Asbestos Sticks to Other Surfaces and Travels
If you have plumbing that has sprayed-on asbestos, attempting to scrape it off on your own could result in relocating this dangerous substance to other parts of your home. The flaking particles can and do stick to other surfaces, just like dust. If you are not wearing the protective HAZMAT suits that the professionals use, this means that the asbestos particles can stick to your shoes, your gloves, your shirt sleeves, your pants and even to the hairs on your body. Then you will take those scraped particles throughout your home and attempt to wash them off or send your clothes through the washing machine. The particles can then contaminate the rest of your home and harm everyone else living with you, including your children.
Asbestos Insulation Fibers Float
Asbestos fibers from rolled insulation can separate like tufts of cotton from cotton balls and float like dandelion seeds on the breeze.

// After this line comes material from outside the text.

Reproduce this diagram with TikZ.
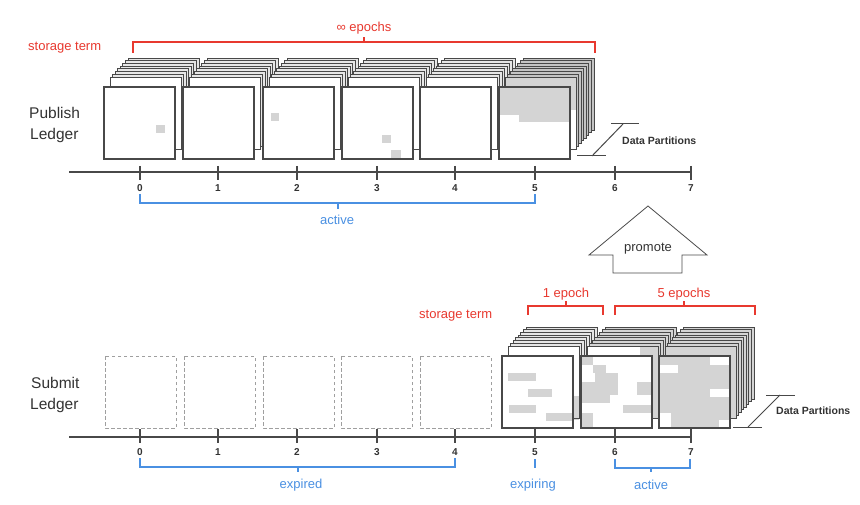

If you attempt to remove asbestos insulation on your own, the insulation can pull apart and send strands into the air in your home, eventually coming to rest in your airways and lungs. Even if you use a protective face shield during the removal process, the fibers you miss can land on other areas in your house, find their way into the air exchange vents, and finally circulate back through the heating vents before landing on your furniture and you.
Asbestos Is Dangerous to Dispose Of
Even if you were to safely remove all of the asbestos you have in your home and protect yourself and your family from coming into contact with it, you likely do not know how to dispose of it. There are laws concerning the proper removal and disposal of asbestos, and in most states it requires a licensed professional to take the asbestos to the proper disposal area. Asbestos abatement, therefore, is best left to the professionals who can safely remove it, contain the spread of it, and properly dispose of and destroy it so it does not cause anyone any harm.